The fringe is now the mainstream
by Tom Sullivan
The sitting president’s obsession with a border wall has come to resemble President George W. Bush’s fascination with tax cuts. Tax cuts are the cure for whatever ails ya. Reducing taxes would grow the economy, create jobs, and “make the pie higher,” per one of his most famous Bushisms. When those things didn’t manifest, it simply meant we needed another tax cut. Come to think of it, Republicans still believe that.
For Donald Trump, whatever the problem: more wall.
“Time to get tough on Border Security. Build the Wall!” Trump tweeted after a California police officer was shot and killed during a traffic stop early Wednesday. The Stanislaus County sheriff’s department believes the suspect to be in the U.S. illegally. If that guess proves wrong, it won’t matter. Trump will call again for the wall.
With a quarter of the federal government shut down over funding for a 2,000-mile horizontal Trump Tower, Democrats preparing to take control of the U.S. House next week see no need to cut one of Trump’s infamous deals, Politico reports:
House Minority Leader Nancy Pelosi (D-Calif.) and her top lieutenants are considering several options that would refuse Trump the $5 billion he’s demanded for the wall and send hundreds of thousands of furloughed federal employees back to work, according to senior Democratic sources.
While the strategy is fluid, House Democrats hope to pass a funding bill shortly after members are sworn in. They believe that would put pressure on Senate Majority Leader Mitch McConnell (R-Ky.) to follow suit. And they’re confident that their political leverage will only increase the longer the shutdown lasts — a notion that some GOP leaders privately agree with.
Part of the problem is the lack of gestalt for “wall.” What constitutes “a wall, a fence, whatever“? Trump himself cannot say, writes Eric Levitz, since he cannot explain expressly what it is for:
Of course, the president has offered many dishonest rationales for his signature policy idea. He’s posited the wall as a means of keeping large numbers of Central Americans from seeking asylum in the United States, blocking dangerous narcotics from entering the country, and reducing illegal border crossings.
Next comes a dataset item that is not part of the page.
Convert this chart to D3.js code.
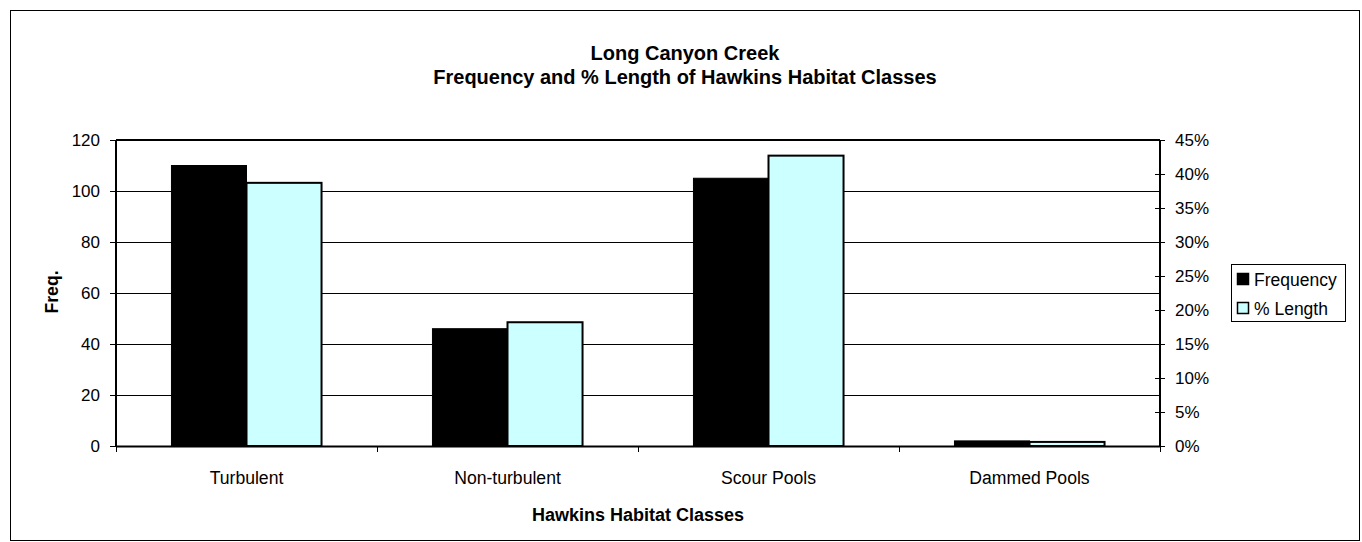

But building a giant wall across the southern border is not a rational policy solution to any of those (putative) problems. The migrant caravans that Trump loves to demonize don’t aim to sneak across unguarded borderlands. Rather, they tend to march (in conspicuously large numbers) right up to heavily guarded ports of entry because they believe they have legal grounds for seeking asylum in the U.S. Reforming domestic and international laws on the rights of asylum seekers — and/or devising some kind of “Marshall Plan for the Northern Triangle” — would be plausible responses to Trump’s stated concerns on “caravans.” Stacking concrete in the desert is not.
What the wall was for was getting Trump elected, for setting himself apart from the party apparatchiks sharing the stage with him during early Republican debates, for showing white nationalists among the GOP base who would be tougher on non-natives than his fellow contestants. That’s how he sees the presidency. It’s a game show he has to win. For himself, not for anyone else.
Levtiz adds:
But the point of Trump’s wall has always been symbolic. The policy was “designed” to give visceral expression to the far right’s xenophobia — and thus, to trigger the libs, flummox the “cucks,” and authenticate Trump’s solidarity with the GOP’s perennially betrayed nativist contingent. The wall is meant to serve as a monument to red America’s triumph in one front of the culture wars. As such, the wall can never be realized through a grand, bipartisan bargain.
A majority of Americans may believe Trump is to blame for the government shutdown, but they are not the Americans Trump fears. Trump needs the wall to hang onto the core 35 percent of his base for reelection. What keeps him from backing down, Eugene Robinson insists, is not principle or determination, “It’s simple fear.”
Former Wall Street Journal op-ed editor and Weekly Standard contributor Max Boot told David Corn he left the Republican Party when he realized to his horror there were far more racists among the GOP’s base than he in his pundit’s bunker had thought. There was once a difference between Republicans’ campaign rhetoric and how Republicans actually governed, Boot thought. They would blow dog whistles to rally their voters, then not really deliver on the “white-power agenda” they teased to get elected:
Trump exploited that, because he has no compunctions about doing in office the kind of things that previous Republican standard-bearers only hinted at on the campaign trail. And he is tapping into frustration in ranks with what they see as being RINOs, as Republicans in Name Only. What I think they mean by that is candidates who did not deliver on the kind of racist, xenophobic, white-power agenda that a lot of Republicans would actually like to see. Before Donald Trump, the Republican Party was a majority conservative party with a white nationalist fringe. Now it’s a white nationalist party with a conservative fringe.
There are enough anti-Trumpers left for a dinner party, but not for a political party, Boot admits. He’d stayed in his lane and blocked out the craziness until the country elected Trump.
Trump’s white nationalist party, the Democracy Optional Party, Donald’s Own Party wants its wall. He dares not make them angry at him. He sold them on wall. They want wall.